B. PERUMUSAN MASALAH Dengan memperhatikan latar belakang masalah di atas, dalam penelitian ini rumusan masalahnya sebagai berikut 1. Bagaimanakah pelaksanaan pembelajaran apresiasi sastra terhadap novel Ayat-Ayat Cinta dengan strategi pembelajaran model sinektik berdasarkan kurikulum KTSP pada siswa kelas XII IPA 3 SMA Al Islam I Surakarta ? 2. Bagaimana peningkatan kemampuan apresiasi sastra terhadap novel AyatAyat Cinta dengan strategi pembelajaran model sinektik berdasarkan kurikulum KTSP pada siswa kelas XII IPA 3 SMA Al Islam I Surakarta ?
10
C. TUJUAN PENELITIAN Berdasarkan rumusan masalah di atas, tujuan penelitian ini adalah 1. Mendeskripsikan pelaksanaan pembelajaran apresiasi sastra terhadap novel Ayat-Ayat Cinta dengan strategi pembelajaran model sinektik berdasarkan kurikulum KTSP pada siswa kelas XII IPA 3 SMA Al Islam I Surakarta; 2. Mendeskripsikan peningkatan kemampuan apresiasi sastra terhadap novel Ayat-Ayat Cinta dengan strategi pembelajaran model sinektik berdasarkan kurikulum KTSP pada siswa kelas XII IPA 3 SMA Al Islam I Surakarta.

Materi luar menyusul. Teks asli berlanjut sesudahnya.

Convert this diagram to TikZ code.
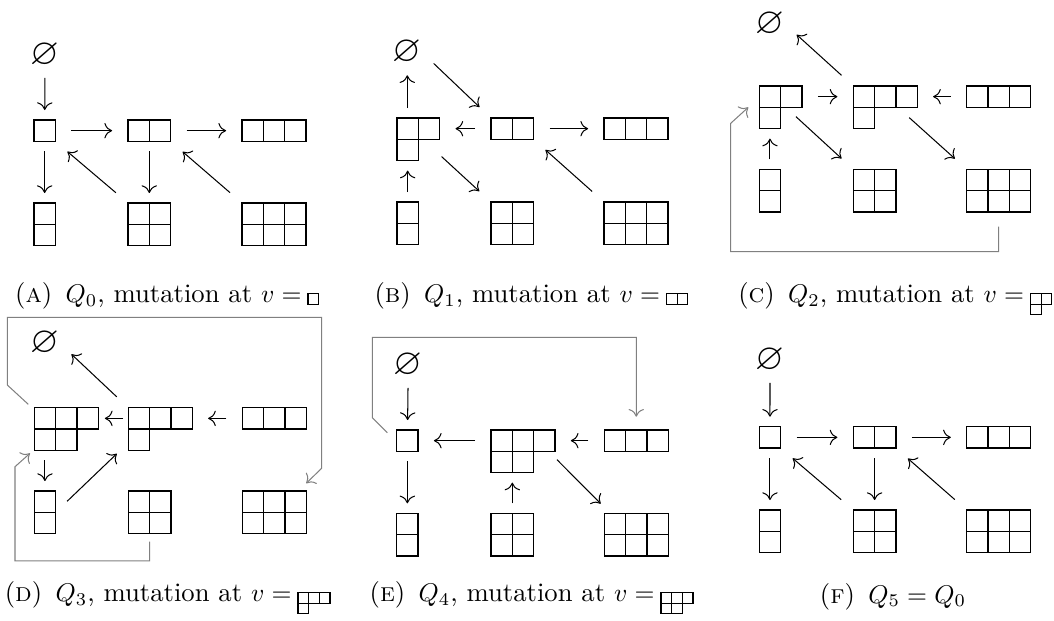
\documentclass[tikz,border=0pt]{standalone}
\usepackage{amssymb}
\usetikzlibrary{arrows.meta}

\tikzset{
  cell/.style={line width=0.5pt},
  ydbox/.style={inner sep=0pt, outer sep=0pt, anchor=north west},
  emptyv/.style={inner sep=0pt, font=\Large},
  arr/.style={->, shorten <=6.2pt, shorten >=6.2pt},
  varr/.style={->, shorten <=3.9pt, shorten >=3.9pt},
  route/.style={->, gray},
  capt/.style={anchor=base east, inner sep=0pt, font=\fontsize{10.4pt}{12.5pt}\selectfont},
}

% Young diagram: [cell] name, top left x, y, width, height, row lengths
\newcommand{\yd}[7][21.3]{%
  \node[ydbox, minimum width=#5*#1*0.39pt, minimum height=#6*#1*0.39pt] (#2) at (#3,#4) {};
  \coordinate (#2r) at (#3+#5*#1/2, #4+#1/2);
  \foreach \len [count=\ry] in {#7}
    \foreach \cx in {1,...,\len}
      \draw[cell] (#3+\cx*#1-#1, #4+\ry*#1-#1) rectangle ++(#1,#1);
}

\begin{document}
\begin{tikzpicture}[x=0.39pt, y=-0.39pt, >={Computer Modern Rightarrow[length=3pt, width=6pt]}]
  \useasboundingbox (0,0) rectangle (1054,620);

  % (a) Q_0
  \node[emptyv] (a0) at (45,55) {$\varnothing$};
  \yd{a1}{34}{120}{1}{1}{1}
  \yd{a2}{128}{120}{2}{1}{2}
  \yd{a3}{242}{120}{3}{1}{3}
  \yd{a11}{34}{203}{1}{2}{1,1}
  \yd{a22}{128}{203}{2}{2}{2,2}
  \yd{a33}{242}{203}{3}{2}{3,3}
  \draw[varr] (a0) -- (a1);
  \draw[arr] (a1) -- (a2);
  \draw[arr] (a2) -- (a3);
  \draw[varr] (a1) -- (a11);
  \draw[varr] (a2) -- (a22);
  \draw[arr] (a22.north west) -- (a1.south east);
  \draw[arr] (a33.north west) -- (a2.south east);
  \node[capt] (capA) at (302,302.5) {(\textsc{a})\enspace $Q_0$, mutation at $v =$};
  \yd[10.65]{vA}{308}{293.5}{1}{1}{1}

  % (b) Q_1
  \node[emptyv] (b0) at (407.3,52.5) {$\varnothing$};
  \yd{bh}{397}{118}{2}{2}{2,1}
  \yd{b2}{491}{118}{2}{1}{2}
  \yd{b3}{604}{118}{3}{1}{3}
  \yd{b11}{397}{202}{1}{2}{1,1}
  \yd{b22}{491}{202}{2}{2}{2,2}
  \yd{b33}{604}{202}{3}{2}{3,3}
  \draw[varr] (bh.north -| b0) -- (b0);
  \draw[arr] (b0.east) -- (b2.north west);
  \draw[arr] (b2) -- (b2 -| bh.east);
  \draw[arr] (b2) -- (b3);
  \draw[varr] (b11) -- (b11 |- bh.south);
  \draw[arr, shorten <=0pt] ([shift={(2,-4)}]bh.south east) -- (b22.north west);
  \draw[arr] (b33.north west) -- (b2.south east);
  \node[capt] (capB) at (660.5,302.5) {(\textsc{b})\enspace $Q_1$, mutation at $v =$};
  \yd[10.65]{vB}{666.5}{293.5}{2}{1}{2}

  % (c) Q_2
  \node[emptyv] (c0) at (770,24) {$\varnothing$};
  \yd{ch}{759.3}{86}{2}{2}{2,1}
  \yd{ck}{853.3}{86}{3}{2}{3,1}
  \yd{c3}{966.7}{86}{3}{1}{3}
  \yd{c11}{759.3}{169.3}{1}{2}{1,1}
  \yd{c22}{853.3}{169.3}{2}{2}{2,2}
  \yd{c33}{966.7}{169.3}{3}{2}{3,3}
  \draw[arr] (ck.north west) -- (c0.east);
  \draw[arr] (ch.east |- chr) -- (ck.west |- chr);
  \draw[arr] (c3) -- (c3 -| ck.east);
  \draw[varr] (c11) -- (c11 |- ch.south);
  \draw[arr, shorten <=0pt] ([shift={(-6,-12)}]ch.south east) -- (c22.north west);
  \draw[arr, shorten <=0pt] ([shift={(-8,-11)}]ck.south east) -- (c33.north west);
  \draw[route] ([shift={(0,14.7)}]c33.south) -- ++(0,25) -| ([shift={(-28.6,16)}]ch.west) -- ([shift={(-11,0)}]ch.west);
  \node[capt] (capC) at (1024.5,302.5) {(\textsc{c})\enspace $Q_2$, mutation at $v =$};
  \yd[10.65]{vC}{1030.5}{293.5}{2}{2}{2,1}

  % (d) Q_3
  \node[emptyv] (d0) at (45,343.3) {$\varnothing$};
  \yd{d32}{34.3}{407.7}{3}{2}{3,2}
  \yd{d31}{128.3}{407.7}{3}{2}{3,1}
  \yd{d3}{242.3}{407.7}{3}{1}{3}
  \yd{d11}{34.3}{491}{1}{2}{1,1}
  \yd{d22}{128.3}{491}{2}{2}{2,2}
  \yd{d33}{242.3}{491}{3}{2}{3,3}
  \draw[arr] (d31.north west) -- (d0.east);
  \draw[arr, shorten <=2pt, shorten >=2.6pt] (d31.west |- d31r) -- (d32.east |- d31r);
  \draw[arr] (d3) -- (d3 -| d31.east);
  \draw[varr] (d11 |- d32.south) -- (d11);
  \draw[arr] (d11.east) -- ([shift={(0,-7.6)}]d31.south west);
  \draw[route] ([shift={(0,8)}]d22.south) -- ++(0,19.3) -| ([shift={(-19.3,16.4)}]d32.south west) -- ([shift={(-4.3,3)}]d32.south west);
  \draw[route] ([shift={(-6,-3.4)}]d32.north west) -- ++(-21,-19.3) -- ++(0,-67.7) -| ([shift={(15.4,-22.7)}]d33.north east) -- ([shift={(0,-7.7)}]d33.north east);
  \node[capt] (capD) at (292,601.5) {(\textsc{d})\enspace $Q_3$, mutation at $v =$};
  \yd[10.65]{vD}{298}{592.5}{3}{2}{3,1}

  % (e) Q_4
  \node[emptyv] (e0) at (408.3,365) {$\varnothing$};
  \yd{e1}{396.7}{430}{1}{1}{1}
  \yd{e32}{491}{430}{3}{2}{3,2}
  \yd{e3}{604.3}{430}{3}{1}{3}
  \yd{e11}{396.7}{513.3}{1}{2}{1,1}
  \yd{e22}{491}{513.3}{2}{2}{2,2}
  \yd{e33}{604.3}{513.3}{3}{2}{3,3}
  \draw[varr] (e0) -- (e1);
  \draw[arr] (e1 -| e32.west) -- (e1);
  \draw[arr] (e3) -- (e3 -| e32.east);
  \draw[varr] (e1) -- (e11);
  \draw[varr] (e22) -- (e22 |- e32.south);
  \draw[arr, shorten <=0pt, shorten >=2pt] ([shift={(2,-13)}]e32.south east) -- ([shift={(0,-6)}]e33.north west);
  \draw[route] ([shift={(-9.4,2.7)}]e1.north west) -- ++(-15,-15) -- ++(0,-80.4) -| ([shift={(0,-13.3)}]e3.north);
  \node[capt] (capE) at (655,601.5) {(\textsc{e})\enspace $Q_4$, mutation at $v =$};
  \yd[10.65]{vE}{661}{592.5}{3}{2}{3,2}

  % (f) Q_5 = Q_0
  \node[emptyv] (f0) at (770,360) {$\varnothing$};
  \yd{f1}{759.3}{426.7}{1}{1}{1}
  \yd{f2}{853.3}{426.7}{2}{1}{2}
  \yd{f3}{966.7}{426.7}{3}{1}{3}
  \yd{f11}{759.3}{510}{1}{2}{1,1}
  \yd{f22}{853.3}{510}{2}{2}{2,2}
  \yd{f33}{966.7}{510}{3}{2}{3,3}
  \draw[varr] (f0) -- (f1);
  \draw[arr] (f1) -- (f2);
  \draw[arr] (f2) -- (f3);
  \draw[varr] (f1) -- (f11);
  \draw[varr] (f2) -- (f22);
  \draw[arr] (f22.north west) -- (f1.south east);
  \draw[arr] (f33.north west) -- (f2.south east);
  \node[anchor=base, inner sep=0pt, font=\fontsize{10.4pt}{12.5pt}\selectfont] (capF) at (893,603) {(\textsc{f})\enspace $Q_5 = Q_0$};
\end{tikzpicture}
\end{document}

D. MANFAAT PENELITIAN Hasil penelitian ini diharapkan dapat memberikan manfaat baik secara teoritis maupun praktis. 1. Manfaat Teoritis Hasil penelitian ini diharapkan secara konseptual dapat memberikan masukan pemahaman kepada guru-guru bahasa dan sastra Indonesia pada umumnya dan guru-guru bahasa dan sastra Indonesia di SMA Al Islam 1 Surakarta pada khususnya tentang gambaran pembelajaran apresiasi novel yang dirancang dengan baik sehingga diharapkan temuan-temuan dalam penelitian ini dapat dijadikan acuan pertimbangan dalam mengembangkan konsep-konsep teoritik yang berkaitan dengan aspek-aspek pembelajaran apresiasi novel di sekolah. 2. Manfaat Praktis a. Lembaga Dapat memberikan masukan kepada lembaga pendidikan yang bersangkutan dalam upaya peningkatan mutu pembelajaran.
11
b. Guru 1) Dapat memperbaiki dan meningkatkan sistem pembelajaran apresiasi di kelas sehingga permasalahan-permasalahan yang dihadapi dapat diminimalkan. 2) Meningkatkan kemampuan guru untuk menciptakan pelaksanaan pembelajaran yang menarik. 3) Memberikan pengalaman yang berharga dan menjadikan guru terbiasa melakukan penelitian berskala kecil yang akan bermanfaat bagi perbaikan pembelajaran serta karier guru itu sendiri. c. Siswa 1) Hasil penelitian ini akan membantu siswa dalam meningkatkan kemampuannya mengapresiasi novel. 2) Melatih siswa bertanggung jawab dan bekerja sama dalam kelompok heterogen. 3) Melatih keberanian dalam menyampaikan pendapat. 4) Meningkatkan aktivitas siswa dalam pembelajaran sastra di kelas. 5) Memperbaiki sikap siswa dari kurang positif menjadi positif terhadap sastra.